Talvez seja apenas coincidência que, já condenados, Jair Bolsonaro e Augusto Heleno tenham alegado um a paranoia e o outro o Alzheimer em autodefesa, como se pudessem agora olhar para os anos de 2019 a 2022 como um grande delírio, um engano ou um mal-entendido.
É mais provável, no entanto, que se trate de uma estratégia, claramente desesperada, para assegurar sobrevida no xadrez. Ao apelarem a um surto ou a um lapso involuntário das lembranças, ambos tentam se livrar do peso dos atos pelos quais foram responsabilizados criminalmente.
Afinal, é difícil supor que o ex-chefe do Planalto e o ex-ministro do GSI não estivessem de posse de suas faculdades mentais quando se debruçaram sobre as versões de uma minuta cuja intenção era impedir a posse do mandatário eleito.
Nada na conduta de Heleno e Bolsonaro naqueles meses que se seguiram às eleições sugere que tivessem sido acometidos de alucinação, entregues a algum torpor que os havia levado a fazer o que fizeram contra a sua vontade, ou seja, a atentar contra a democracia.
É o que vêm tentando fazer crer, porém, a despeito do resultado no STF. A tese da debilidade física (os filhos de Bolsonaro passaram a chamá-lo frequentemente de idoso desde que ele foi sentenciado a 27 anos de prisão) contradiz aquela do "imbrochável", para quem a filha tinha sido uma "fraquejada".

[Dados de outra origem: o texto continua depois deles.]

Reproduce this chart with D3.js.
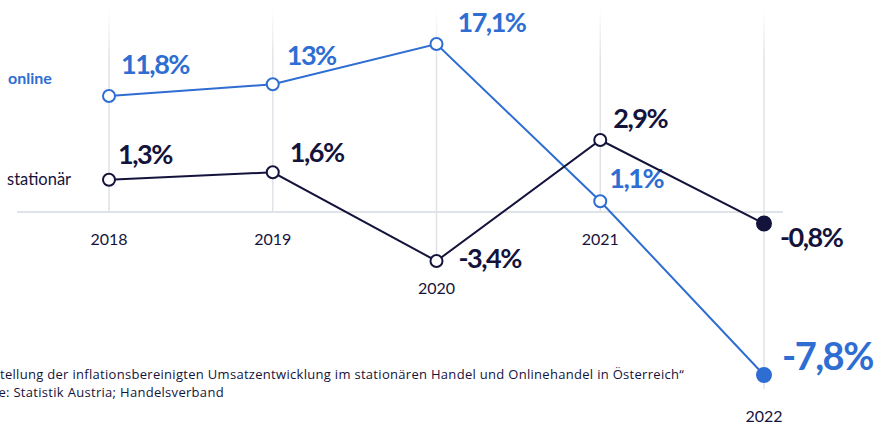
<!DOCTYPE html>
<html>
<head>
<meta charset="utf-8">
<script src="https://cdn.jsdelivr.net/npm/d3@7"></script>
<style>
  body { margin: 0; background: #fff; }
  svg { display: block; }
</style>
</head>
<body>
<div id="chart"></div>
<script>
// ------------------------------------------------------------
// Umsatzentwicklung online vs. stationär, 2018–2022 (in %)
// ------------------------------------------------------------

const years = ['2018', '2019', '2020', '2021', '2022'];
const onlineValues = [11.8, 13, 17.1, 1.1, -7.8];
const stationaerValues = [1.3, 1.6, -3.4, 2.9, -0.8];
const seriesNames = ['online', 'stationär'];
const sourceLines = [
  '„Darstellung der inflationsbereinigten Umsatzentwicklung im stationären Handel und Onlinehandel in Österreich“',
  'Quelle: Statistik Austria; Handelsverband'
];

const W = 882, H = 424;
const blue = '#2e6dd2';
const navy = '#14133b';
const grid = '#dfe2e7';
const baseY = 212;

// label placement next to each point (dx, dy)
const onlineLabelOffsets = [[12, -22], [14, -19], [21, -12], [9, -13], [18, -5]];
const stationaerLabelOffsets = [[9, -16], [17, -10], [22, 7], [13, -12], [16, 23]];

const loc = d3.formatLocale({ decimal: ',', thousands: '.', grouping: [3], currency: ['', '€'], minus: '-' });
const fmt = v => loc.format('.1~f')(v) + '%';

const svg = d3.select('#chart').append('svg')
  .attr('width', W).attr('height', H);

const defs = svg.append('defs');
const grad = defs.append('linearGradient')
  .attr('id', 'gridFade').attr('gradientUnits', 'userSpaceOnUse')
  .attr('x1', 0).attr('x2', 0).attr('y1', 8).attr('y2', 60);
grad.append('stop').attr('offset', 0).attr('stop-color', grid).attr('stop-opacity', 0);
grad.append('stop').attr('offset', 1).attr('stop-color', grid).attr('stop-opacity', 1);

const x = d3.scalePoint().domain(years).range([109, 764]);

// each series drawn on its own diverging scale around the shared zero line
const yOnline = d3.scaleLinear()
  .domain([d3.min(onlineValues), 0, d3.max(onlineValues)])
  .range([375, baseY, 44]);
const yStat = d3.scaleLinear()
  .domain([d3.min(stationaerValues), 0, d3.max(stationaerValues)])
  .range([261, baseY, 140]);

// vertical grid lines
const lowest = years.map((yr, i) => Math.max(baseY, yOnline(onlineValues[i]), yStat(stationaerValues[i])));
const gridBottom = lowest.map((v, i) => i === years.length - 1 ? v + 14 : v);

svg.append('g').selectAll('line')
  .data(years)
  .join('line')
  .attr('x1', d => x(d)).attr('x2', d => x(d))
  .attr('y1', 8)
  .attr('y2', (d, i) => gridBottom[i])
  .attr('stroke', 'url(#gridFade)')
  .attr('stroke-width', 1.5);

// zero line
svg.append('line')
  .attr('x1', 17).attr('x2', 783)
  .attr('y1', baseY).attr('y2', baseY)
  .attr('stroke', grid).attr('stroke-width', 2);

// year labels
svg.append('g').selectAll('text')
  .data(years)
  .join('text')
  .attr('x', d => x(d))
  .attr('y', (d, i) => gridBottom[i] + 33)
  .attr('text-anchor', 'middle')
  .style('font-family', 'Lato, sans-serif').style('font-size', '16px').style('fill', navy)
  .text(d => d);

function drawSeries(values, y, color, offsets, cls) {
  const line = d3.line().x((d, i) => x(years[i])).y(d => y(d));
  const g = svg.append('g').attr('class', cls);

  g.append('path')
    .datum(values)
    .attr('d', line)
    .attr('fill', 'none')
    .attr('stroke', color)
    .attr('stroke-width', 2);

  const last = values.length - 1;
  g.selectAll('circle')
    .data(values)
    .join('circle')
    .attr('cx', (d, i) => x(years[i]))
    .attr('cy', d => y(d))
    .attr('r', (d, i) => i === last ? 7 : 6)
    .attr('fill', (d, i) => i === last ? color : '#fff')
    .attr('stroke', color)
    .attr('stroke-width', 2);

  g.selectAll('text')
    .data(values)
    .join('text')
    .attr('x', (d, i) => x(years[i]) + offsets[i][0])
    .attr('y', (d, i) => y(d) + offsets[i][1])
    .style('font-family', 'Lato, sans-serif')
    .style('font-weight', 700)
    .style('font-size', (d, i) => (cls === 'online' && i === last) ? '38px' : '27px')
    .style('letter-spacing', '-1.5px')
    .style('fill', color)
    .text(fmt);
}

drawSeries(onlineValues, yOnline, blue, onlineLabelOffsets, 'online');
drawSeries(stationaerValues, yStat, navy, stationaerLabelOffsets, 'stationaer');

// series names on the left
svg.append('text')
  .attr('x', 8).attr('y', yOnline(onlineValues[0]) - 12)
  .style('font-family', 'Lato, sans-serif').style('font-weight', 700)
  .style('font-size', '16px').style('fill', blue)
  .text(seriesNames[0]);

svg.append('text')
  .attr('x', 7).attr('y', yStat(stationaerValues[0]) + 5)
  .style('font-family', 'Lato, sans-serif')
  .style('font-size', '16.5px').style('fill', navy)
  .text(seriesNames[1]);

// source note (cut off at the left edge, as in the original layout)
svg.append('g').selectAll('text')
  .data(sourceLines)
  .join('text')
  .attr('x', -35)
  .attr('y', (d, i) => 379 + i * 18)
  .style('font-family', '"Open Sans", sans-serif').style('font-size', '13px')
  .style('letter-spacing', '0.3px').style('fill', navy)
  .text(d => d);
</script>
</body>
</html>
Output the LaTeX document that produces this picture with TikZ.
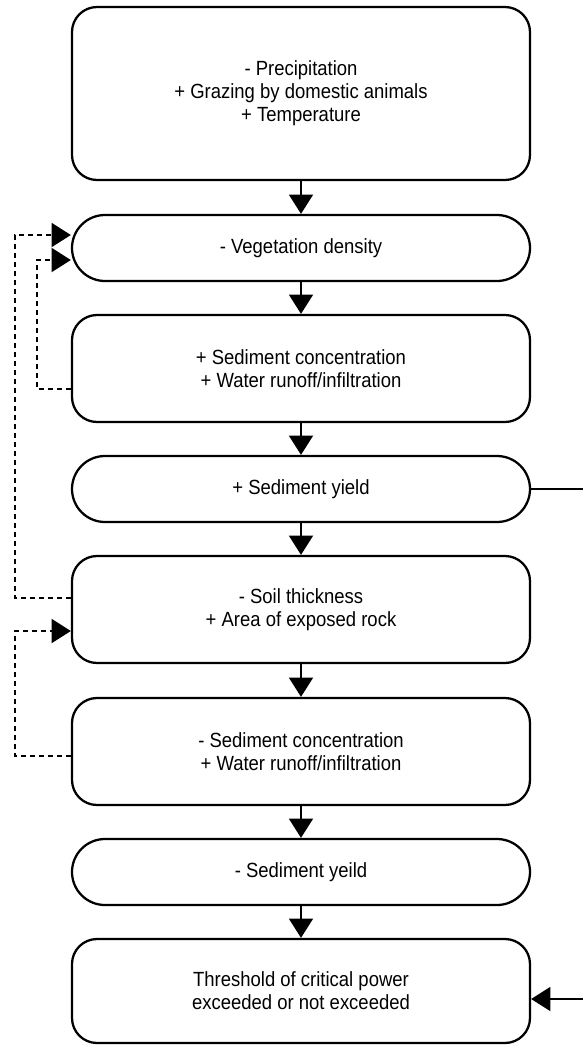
\documentclass[tikz,border=0pt]{standalone}
\usepackage{fontspec}
\setmainfont{Liberation Sans}[FakeStretch=0.9]
\usepackage{tikz}
\usetikzlibrary{arrows.meta}
\usetikzlibrary{calc}

\tikzset{
    box/.style={draw, line width=1.7pt, rounded corners=18.75pt,
        minimum width=343.5pt, minimum height=80.25pt, align=center,
        font=\fontsize{15.4}{17.25}\selectfont},
    pill/.style={box, rounded corners=24.75pt, minimum height=49.5pt},
    flow/.style={line width=1.5pt, -{Triangle[length=14.5pt,width=18pt]}},
    fb/.style={flow, line width=1.6pt, dash pattern=on 3.75pt off 3pt},
}

\begin{document}
\begin{tikzpicture}[x=0.75pt, y=-0.75pt]
    \useasboundingbox (0,0) rectangle (583,1046);

    \node[box, minimum height=129.75pt] (drivers) at (301,93.5) {- Precipitation\\+ Grazing by domestic animals\\+ Temperature};
    \node[pill] (veg) at (301,248) {- Vegetation density};
    \node[box] (sedconc) at (301,368.5) {+ Sediment concentration\\+ Water runoff/infiltration};
    \node[pill] (yield) at (301,489) {+ Sediment yield};
    \node[box] (soil) at (301,609.5) {- Soil thickness\\+ Area of exposed rock};
    \node[box] (sedconcb) at (301,751.5) {- Sediment concentration\\+ Water runoff/infiltration};
    \node[pill] (yieldb) at (301,872) {- Sediment yeild};
    \node[box, minimum height=78pt] (thresh) at (301,991) {Threshold of critical power\\exceeded or not exceeded};

    % main chain
    \foreach \a/\b in {drivers/veg, veg/sedconc, sedconc/yield, yield/soil,
        soil/sedconcb, sedconcb/yieldb, yieldb/thresh}
        \draw[flow] (\a) -- (\b);

    % right side
    \coordinate (out) at (583,489);
    \coordinate (in) at (583,999);
    \draw[line width=1.5pt] (yield) -- (out);
    \draw[flow] (in) -- (thresh.east |- in);

    % feedbacks
    \draw[fb] ($(soil.west)+(0,-11.5)$) -- ++(-56,0) |- ($(veg.west)+(0,-13)$);
    \draw[fb] ($(sedconc.west)+(0,20.5)$) -- ++(-34,0) |- ($(veg.west)+(0,12)$);
    \draw[fb] ($(sedconcb.west)+(0,4.5)$) -- ++(-56,0) |- ($(soil.west)+(0,21.5)$);
\end{tikzpicture}
\end{document}
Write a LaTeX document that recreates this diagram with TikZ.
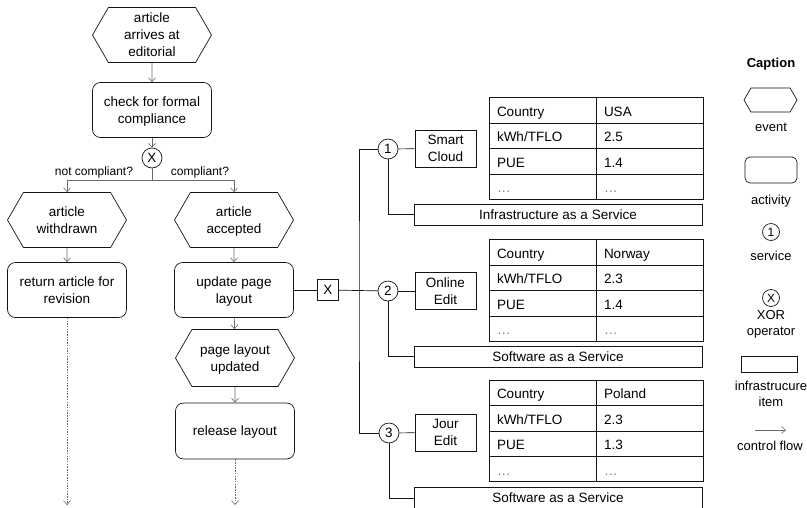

Tampouco cai bem na boca do personagem que fez chacota com a falta de ar das vítimas de Covid e exortou o país, que lamentava seus mortos, a "deixar de mimimi" e seguir com a vida.
Mas eis que, com o processo transitado em julgado, Bolsonaro, que se ufanava de uma virilidade mais performática que verdadeira, agora se apresenta como esse homem fragilizado que, num episódio de surto, meteu "ferro quente" na tornozeleira eletrônica apenas por "curiosidade", como ele mesmo candidamente admitiu.
Enquanto isso, Heleno, que era visto vociferando e imprecando contra os inimigos da nação nas reuniões ministeriais, rápida e convenientemente se converteu num desmemoriado.